5. Argumentos históricos e teológicos
- Tradição constante: A Ceia sempre foi celebrada sob ministros ordenados, como sinal de unidade e fidelidade ao ensino apostólico.
- Proteção contra heresias: Centralizar a presidência nos ministros preservou a integridade do sacramento contra desvios.
- Natureza sacramental: A Ceia é meio de graça, não ato comum. Sendo “mistério de Deus”, deve ser administrada por “despenseiros” fiéis (1Co 4.1).
- Unidade da Igreja: Se cada grupo celebrasse de forma autônoma, a Ceia perderia seu caráter de comunhão.
6. Argumentos pastorais
- Disciplina e zelo: Evita banalização e abusos (1Co 11.27–29).
- Autoridade espiritual: Pastores/presbíteros são guardiões da sã doutrina e do culto (At 20.28; Hb 13.17).
- Segurança contra abusos: A presidência pastoral garante reverência e fidelidade bíblica.
7. Conclusão e aplicação pastoral
Diante da Bíblia, da tradição histórica e dos argumentos teológicos e pastorais, a resposta é clara:
Não é apropriado que qualquer pessoa ministre a Santa Ceia.

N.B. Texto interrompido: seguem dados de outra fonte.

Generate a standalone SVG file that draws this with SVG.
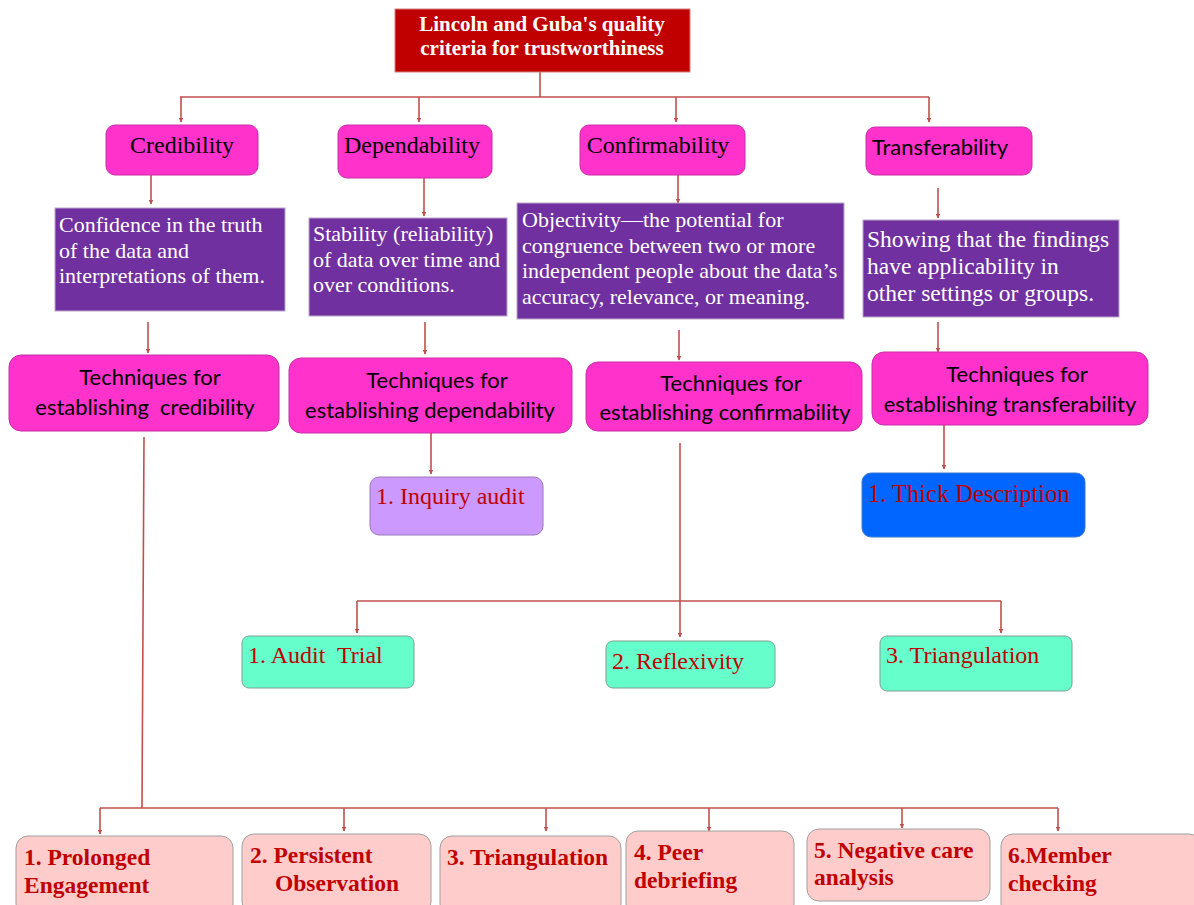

Este é um ato sagrado, ligado ao pastoreio e à doutrina da Igreja, que deve estar sob o cuidado daqueles que foram ordenados e receberam autoridade para esse serviço.
Ao mesmo tempo, todos os membros são chamados a participar dignamente, examinando-se e reconhecendo no pão e no cálice a comunhão com Cristo e com o corpo (1Co 11.28–29).
Assim, celebramos a Ceia sob a presidência de ministros ordenados, em reverência e unidade, até o dia em que estaremos reunidos no grande banquete do Reino com o próprio Cristo (Ap 19.9).
Portanto, a Santa Ceia é um sacramento instituído por Cristo para a sua Igreja. Por isso, não deve ser ministrada por qualquer pessoa, mas sob a presidência de ministros ordenados, que receberam autoridade da Igreja para esse fim. Assim garantimos que a Ceia seja celebrada com reverência, ordem e unidade, conforme as Escrituras orientam (1Co 11.23–29).